- [EXERCISE] Exact reproduction of the data is required, with images excluded.

--- START OF DATA SECTION ---

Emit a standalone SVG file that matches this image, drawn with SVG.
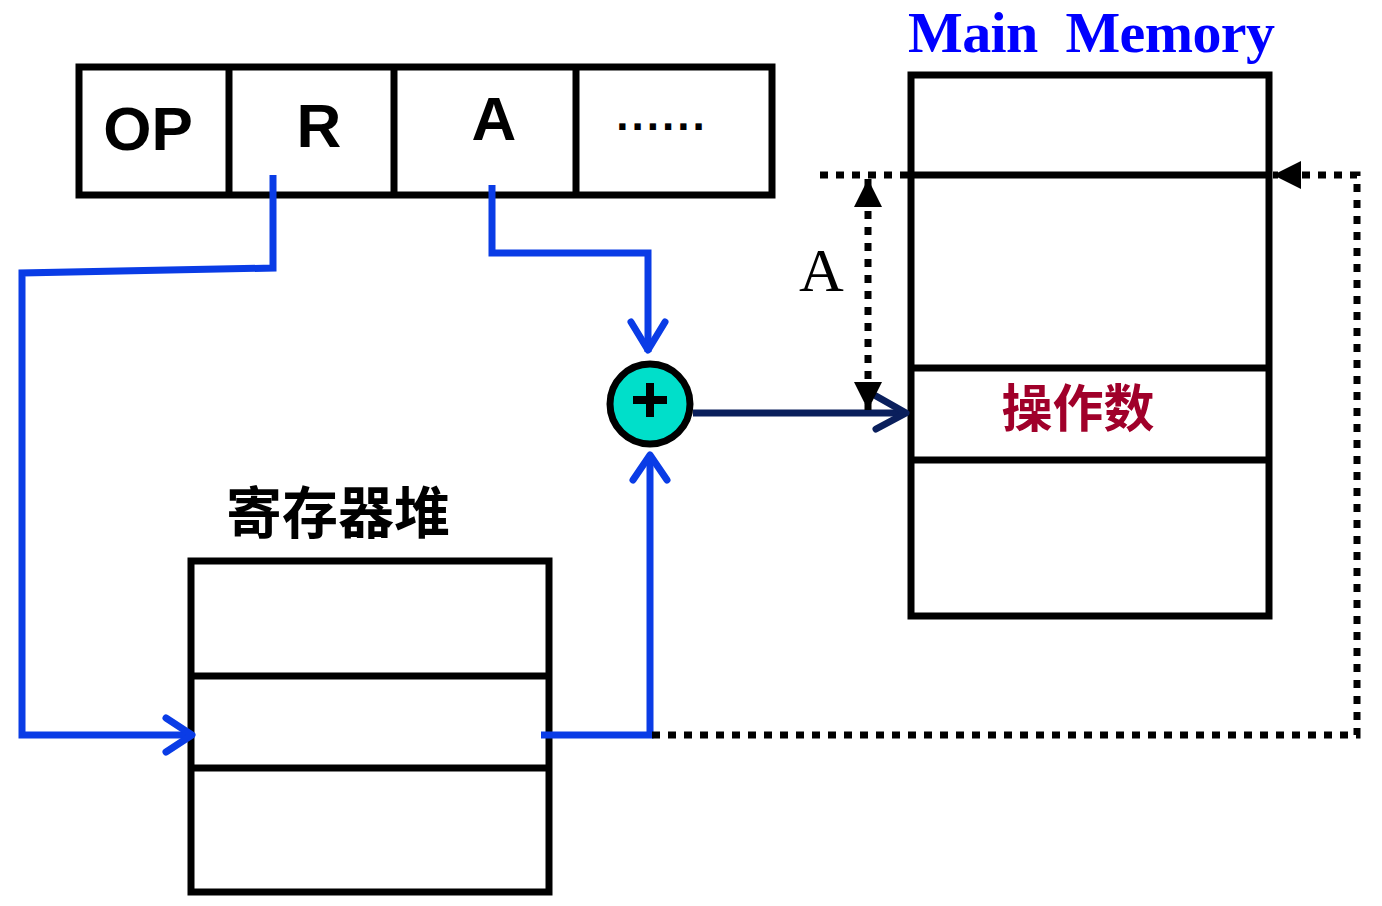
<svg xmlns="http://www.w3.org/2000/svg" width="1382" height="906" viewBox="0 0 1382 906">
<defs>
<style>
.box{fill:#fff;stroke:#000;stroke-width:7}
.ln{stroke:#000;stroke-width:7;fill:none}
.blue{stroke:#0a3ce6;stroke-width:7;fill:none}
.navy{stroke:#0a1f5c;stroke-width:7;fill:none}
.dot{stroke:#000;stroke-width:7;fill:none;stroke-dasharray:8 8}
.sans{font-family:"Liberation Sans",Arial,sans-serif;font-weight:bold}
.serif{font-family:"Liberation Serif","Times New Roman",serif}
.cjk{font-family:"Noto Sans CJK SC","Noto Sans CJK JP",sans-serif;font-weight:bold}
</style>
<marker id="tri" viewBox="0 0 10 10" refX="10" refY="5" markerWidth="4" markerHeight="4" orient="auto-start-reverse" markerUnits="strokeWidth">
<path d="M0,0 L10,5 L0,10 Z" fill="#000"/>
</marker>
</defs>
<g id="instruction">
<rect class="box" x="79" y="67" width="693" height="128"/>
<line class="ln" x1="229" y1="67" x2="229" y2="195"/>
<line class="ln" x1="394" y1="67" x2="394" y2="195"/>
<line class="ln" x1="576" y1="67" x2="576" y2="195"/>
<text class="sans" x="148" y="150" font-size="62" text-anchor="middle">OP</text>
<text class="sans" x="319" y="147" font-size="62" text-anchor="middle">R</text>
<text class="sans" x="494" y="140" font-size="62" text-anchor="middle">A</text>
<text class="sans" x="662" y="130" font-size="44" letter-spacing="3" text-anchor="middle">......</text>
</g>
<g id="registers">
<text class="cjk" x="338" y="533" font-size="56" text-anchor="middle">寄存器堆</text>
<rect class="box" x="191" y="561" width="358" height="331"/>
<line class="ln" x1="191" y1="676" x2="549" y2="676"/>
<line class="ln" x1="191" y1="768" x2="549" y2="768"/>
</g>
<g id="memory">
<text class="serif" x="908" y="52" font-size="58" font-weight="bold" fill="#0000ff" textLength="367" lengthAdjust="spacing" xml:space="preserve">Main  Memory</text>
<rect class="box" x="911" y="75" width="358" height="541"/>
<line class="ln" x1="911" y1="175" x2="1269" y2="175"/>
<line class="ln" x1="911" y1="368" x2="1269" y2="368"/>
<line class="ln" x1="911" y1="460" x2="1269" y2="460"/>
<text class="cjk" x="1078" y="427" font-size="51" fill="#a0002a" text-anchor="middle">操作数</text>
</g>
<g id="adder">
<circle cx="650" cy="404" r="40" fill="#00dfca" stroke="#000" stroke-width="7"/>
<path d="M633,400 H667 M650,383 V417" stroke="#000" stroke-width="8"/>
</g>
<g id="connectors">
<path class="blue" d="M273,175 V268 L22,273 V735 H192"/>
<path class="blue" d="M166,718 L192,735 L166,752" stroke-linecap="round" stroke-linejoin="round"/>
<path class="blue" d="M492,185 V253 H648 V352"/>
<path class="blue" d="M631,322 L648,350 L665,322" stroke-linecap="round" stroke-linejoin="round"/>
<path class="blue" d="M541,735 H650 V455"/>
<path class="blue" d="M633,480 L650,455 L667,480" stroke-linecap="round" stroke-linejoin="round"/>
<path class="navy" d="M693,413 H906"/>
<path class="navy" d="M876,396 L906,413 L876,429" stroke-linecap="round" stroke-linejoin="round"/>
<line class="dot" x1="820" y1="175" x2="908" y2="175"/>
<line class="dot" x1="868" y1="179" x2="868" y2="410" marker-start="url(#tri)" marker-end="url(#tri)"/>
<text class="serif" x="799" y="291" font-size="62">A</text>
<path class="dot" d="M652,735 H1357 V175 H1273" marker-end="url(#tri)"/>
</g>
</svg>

--- END OF DATA SECTION ---

- [EXERCISE RESULT]
Emit a standalone SVG file that matches this image, drawn with SVG.
<svg xmlns="http://www.w3.org/2000/svg" width="1382" height="906" viewBox="0 0 1382 906">
<defs>
<style>
.box{fill:#fff;stroke:#000;stroke-width:7}
.ln{stroke:#000;stroke-width:7;fill:none}
.blue{stroke:#0a3ce6;stroke-width:7;fill:none}
.navy{stroke:#0a1f5c;stroke-width:7;fill:none}
.dot{stroke:#000;stroke-width:7;fill:none;stroke-dasharray:8 8}
.sans{font-family:"Liberation Sans",Arial,sans-serif;font-weight:bold}
.serif{font-family:"Liberation Serif","Times New Roman",serif}
.cjk{font-family:"Noto Sans CJK SC","Noto Sans CJK JP",sans-serif;font-weight:bold}
</style>
<marker id="tri" viewBox="0 0 10 10" refX="10" refY="5" markerWidth="4" markerHeight="4" orient="auto-start-reverse" markerUnits="strokeWidth">
<path d="M0,0 L10,5 L0,10 Z" fill="#000"/>
</marker>
</defs>
<g id="instruction">
<rect class="box" x="79" y="67" width="693" height="128"/>
<line class="ln" x1="229" y1="67" x2="229" y2="195"/>
<line class="ln" x1="394" y1="67" x2="394" y2="195"/>
<line class="ln" x1="576" y1="67" x2="576" y2="195"/>
<text class="sans" x="148" y="150" font-size="62" text-anchor="middle">OP</text>
<text class="sans" x="319" y="147" font-size="62" text-anchor="middle">R</text>
<text class="sans" x="494" y="140" font-size="62" text-anchor="middle">A</text>
<text class="sans" x="662" y="130" font-size="44" letter-spacing="3" text-anchor="middle">......</text>
</g>
<g id="registers">
<text class="cjk" x="338" y="533" font-size="56" text-anchor="middle">寄存器堆</text>
<rect class="box" x="191" y="561" width="358" height="331"/>
<line class="ln" x1="191" y1="676" x2="549" y2="676"/>
<line class="ln" x1="191" y1="768" x2="549" y2="768"/>
</g>
<g id="memory">
<text class="serif" x="908" y="52" font-size="58" font-weight="bold" fill="#0000ff" textLength="367" lengthAdjust="spacing" xml:space="preserve">Main  Memory</text>
<rect class="box" x="911" y="75" width="358" height="541"/>
<line class="ln" x1="911" y1="175" x2="1269" y2="175"/>
<line class="ln" x1="911" y1="368" x2="1269" y2="368"/>
<line class="ln" x1="911" y1="460" x2="1269" y2="460"/>
<text class="cjk" x="1078" y="427" font-size="51" fill="#a0002a" text-anchor="middle">操作数</text>
</g>
<g id="adder">
<circle cx="650" cy="404" r="40" fill="#00dfca" stroke="#000" stroke-width="7"/>
<path d="M633,400 H667 M650,383 V417" stroke="#000" stroke-width="8"/>
</g>
<g id="connectors">
<path class="blue" d="M273,175 V268 L22,273 V735 H192"/>
<path class="blue" d="M166,718 L192,735 L166,752" stroke-linecap="round" stroke-linejoin="round"/>
<path class="blue" d="M492,185 V253 H648 V352"/>
<path class="blue" d="M631,322 L648,350 L665,322" stroke-linecap="round" stroke-linejoin="round"/>
<path class="blue" d="M541,735 H650 V455"/>
<path class="blue" d="M633,480 L650,455 L667,480" stroke-linecap="round" stroke-linejoin="round"/>
<path class="navy" d="M693,413 H906"/>
<path class="navy" d="M876,396 L906,413 L876,429" stroke-linecap="round" stroke-linejoin="round"/>
<line class="dot" x1="820" y1="175" x2="908" y2="175"/>
<line class="dot" x1="868" y1="179" x2="868" y2="410" marker-start="url(#tri)" marker-end="url(#tri)"/>
<text class="serif" x="799" y="291" font-size="62">A</text>
<path class="dot" d="M652,735 H1357 V175 H1273" marker-end="url(#tri)"/>
</g>
</svg>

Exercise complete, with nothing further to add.